'''
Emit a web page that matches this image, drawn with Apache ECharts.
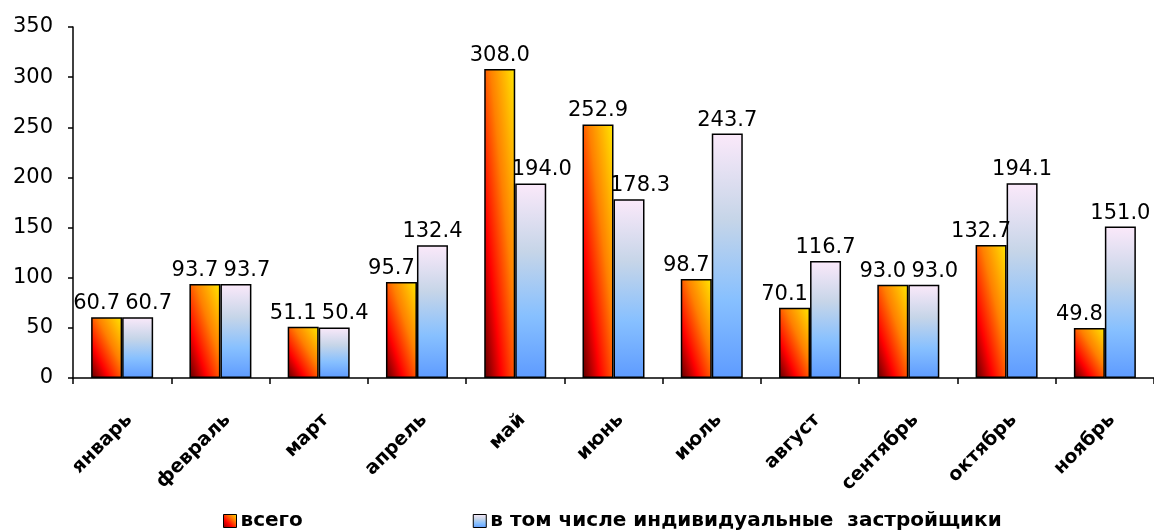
<!DOCTYPE html>
<html><head><meta charset="utf-8">
<script src="https://cdn.jsdelivr.net/npm/echarts@6/dist/echarts.min.js"></script>
<style>html,body{margin:0;padding:0;background:#fff}#c{width:1154px;height:531px}</style>
</head><body><div id="c"></div>
<script>
const months = ['январь','февраль','март','апрель','май','июнь','июль','август','сентябрь','октябрь','ноябрь'];
const total = [60.7, 93.7, 51.1, 95.7, 308.0, 252.9, 98.7, 70.1, 93.0, 132.7, 49.8];
const individual = [60.7, 93.7, 50.4, 132.4, 194.0, 178.3, 243.7, 116.7, 93.0, 194.1, 151.0];
const seriesNames = ['всего', 'в том числе индивидуальные  застройщики'];
const yTicks = {min: 0, max: 350, interval: 50};

const BAR_W = 31;
const PX_PER_UNIT = 351 / 350;

// diagonal gradient whose isolines follow the bar's anti-diagonal
function orangeFor(v) {
  const h = Math.max(v * PX_PER_UNIT, 1), w = BAR_W;
  const s = h * h + w * w;
  return {type: 'linear', x: 0, y: 1, x2: 2 * h * h / s, y2: 1 - 2 * w * w / s, colorStops: [
    {offset: 0, color: '#5a0000'},
    {offset: 0.28, color: '#ff0000'},
    {offset: 0.6, color: '#ff8000'},
    {offset: 1, color: '#ffe800'}
  ]};
}
const blueGrad = {type: 'linear', x: 0, y: 0, x2: 0, y2: 1, colorStops: [
  {offset: 0, color: '#fbe9fa'},
  {offset: 0.35, color: '#c6d5e8'},
  {offset: 0.68, color: '#87c0ff'},
  {offset: 1, color: '#5e9bff'}
]};
const legendOrange = {type: 'linear', x: 0, y: 1, x2: 1, y2: 0, colorStops: [
  {offset: 0, color: '#7a0000'}, {offset: 0.35, color: '#ff0000'}, {offset: 0.7, color: '#ff8000'}, {offset: 1, color: '#ffe800'}]};

const font = 'DejaVu Sans, Verdana, sans-serif';
const baseLabel = {show: true, position: 'top', distance: 3, color: '#000', fontSize: 21, fontFamily: font,
  formatter: p => Number(p.value).toFixed(1)};

const totalData = total.map((v, i) => ({
  value: v,
  itemStyle: {color: orangeFor(v)},
  label: {offset: [v < individual[i] + 10 ? -10 : 0, 0]}
}));
const indData = individual.map((v, i) => ({
  value: v,
  label: {offset: [v < total[i] + 10 ? 11 : 0, 0]}
}));

const chart = echarts.init(document.getElementById('c'), null, {renderer: 'canvas'});
chart.setOption({
  animation: false,
  grid: {left: 73, right: -11, top: 27, bottom: 153, containLabel: false},
  legend: {
    bottom: -5, left: 218, itemGap: 170,
    itemWidth: 13, itemHeight: 13, icon: 'rect',
    textStyle: {fontFamily: font, fontSize: 20, fontWeight: 'bold', color: '#000', padding: [0, 0, 0, -1]},
    data: [
      {name: seriesNames[0], itemStyle: {color: legendOrange, borderColor: '#000', borderWidth: 1}},
      {name: seriesNames[1], itemStyle: {color: blueGrad, borderColor: '#000', borderWidth: 1}}
    ]
  },
  xAxis: {
    type: 'category', data: months,
    axisLine: {lineStyle: {color: '#000', width: 1.5}},
    axisTick: {show: true, length: 6, lineStyle: {color: '#000', width: 1.5}},
    axisLabel: {rotate: 45, fontFamily: font, fontSize: 19, fontWeight: 'bold', color: '#000', margin: 46,
      padding: [0, -10, 0, 0], interval: 0}
  },
  yAxis: {
    type: 'value', min: yTicks.min, max: yTicks.max, interval: yTicks.interval,
    axisLine: {show: true, lineStyle: {color: '#000', width: 1.5}},
    axisTick: {show: true, length: 5, lineStyle: {color: '#000', width: 1.5}},
    splitLine: {show: false},
    axisLabel: {fontFamily: font, fontSize: 21, color: '#000', margin: 20}
  },
  series: [
    {name: seriesNames[0], type: 'bar', data: totalData, barWidth: BAR_W, barGap: '0%',
      itemStyle: {borderColor: '#000', borderWidth: 1.5}, label: baseLabel},
    {name: seriesNames[1], type: 'bar', data: indData, barWidth: BAR_W, barGap: '0%',
      itemStyle: {color: blueGrad, borderColor: '#000', borderWidth: 1.5}, label: baseLabel}
  ]
});
</script></body></html>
'''
**What is asked**
Reproduce the material above in full and without alteration, but skip all pictures.

**Exercise result**
Emit a web page that matches this image, drawn with Apache ECharts.
<!DOCTYPE html>
<html><head><meta charset="utf-8">
<script src="https://cdn.jsdelivr.net/npm/echarts@6/dist/echarts.min.js"></script>
<style>html,body{margin:0;padding:0;background:#fff}#c{width:1154px;height:531px}</style>
</head><body><div id="c"></div>
<script>
const months = ['январь','февраль','март','апрель','май','июнь','июль','август','сентябрь','октябрь','ноябрь'];
const total = [60.7, 93.7, 51.1, 95.7, 308.0, 252.9, 98.7, 70.1, 93.0, 132.7, 49.8];
const individual = [60.7, 93.7, 50.4, 132.4, 194.0, 178.3, 243.7, 116.7, 93.0, 194.1, 151.0];
const seriesNames = ['всего', 'в том числе индивидуальные  застройщики'];
const yTicks = {min: 0, max: 350, interval: 50};

const BAR_W = 31;
const PX_PER_UNIT = 351 / 350;

// diagonal gradient whose isolines follow the bar's anti-diagonal
function orangeFor(v) {
  const h = Math.max(v * PX_PER_UNIT, 1), w = BAR_W;
  const s = h * h + w * w;
  return {type: 'linear', x: 0, y: 1, x2: 2 * h * h / s, y2: 1 - 2 * w * w / s, colorStops: [
    {offset: 0, color: '#5a0000'},
    {offset: 0.28, color: '#ff0000'},
    {offset: 0.6, color: '#ff8000'},
    {offset: 1, color: '#ffe800'}
  ]};
}
const blueGrad = {type: 'linear', x: 0, y: 0, x2: 0, y2: 1, colorStops: [
  {offset: 0, color: '#fbe9fa'},
  {offset: 0.35, color: '#c6d5e8'},
  {offset: 0.68, color: '#87c0ff'},
  {offset: 1, color: '#5e9bff'}
]};
const legendOrange = {type: 'linear', x: 0, y: 1, x2: 1, y2: 0, colorStops: [
  {offset: 0, color: '#7a0000'}, {offset: 0.35, color: '#ff0000'}, {offset: 0.7, color: '#ff8000'}, {offset: 1, color: '#ffe800'}]};

const font = 'DejaVu Sans, Verdana, sans-serif';
const baseLabel = {show: true, position: 'top', distance: 3, color: '#000', fontSize: 21, fontFamily: font,
  formatter: p => Number(p.value).toFixed(1)};

const totalData = total.map((v, i) => ({
  value: v,
  itemStyle: {color: orangeFor(v)},
  label: {offset: [v < individual[i] + 10 ? -10 : 0, 0]}
}));
const indData = individual.map((v, i) => ({
  value: v,
  label: {offset: [v < total[i] + 10 ? 11 : 0, 0]}
}));

const chart = echarts.init(document.getElementById('c'), null, {renderer: 'canvas'});
chart.setOption({
  animation: false,
  grid: {left: 73, right: -11, top: 27, bottom: 153, containLabel: false},
  legend: {
    bottom: -5, left: 218, itemGap: 170,
    itemWidth: 13, itemHeight: 13, icon: 'rect',
    textStyle: {fontFamily: font, fontSize: 20, fontWeight: 'bold', color: '#000', padding: [0, 0, 0, -1]},
    data: [
      {name: seriesNames[0], itemStyle: {color: legendOrange, borderColor: '#000', borderWidth: 1}},
      {name: seriesNames[1], itemStyle: {color: blueGrad, borderColor: '#000', borderWidth: 1}}
    ]
  },
  xAxis: {
    type: 'category', data: months,
    axisLine: {lineStyle: {color: '#000', width: 1.5}},
    axisTick: {show: true, length: 6, lineStyle: {color: '#000', width: 1.5}},
    axisLabel: {rotate: 45, fontFamily: font, fontSize: 19, fontWeight: 'bold', color: '#000', margin: 46,
      padding: [0, -10, 0, 0], interval: 0}
  },
  yAxis: {
    type: 'value', min: yTicks.min, max: yTicks.max, interval: yTicks.interval,
    axisLine: {show: true, lineStyle: {color: '#000', width: 1.5}},
    axisTick: {show: true, length: 5, lineStyle: {color: '#000', width: 1.5}},
    splitLine: {show: false},
    axisLabel: {fontFamily: font, fontSize: 21, color: '#000', margin: 20}
  },
  series: [
    {name: seriesNames[0], type: 'bar', data: totalData, barWidth: BAR_W, barGap: '0%',
      itemStyle: {borderColor: '#000', borderWidth: 1.5}, label: baseLabel},
    {name: seriesNames[1], type: 'bar', data: indData, barWidth: BAR_W, barGap: '0%',
      itemStyle: {color: blueGrad, borderColor: '#000', borderWidth: 1.5}, label: baseLabel}
  ]
});
</script></body></html>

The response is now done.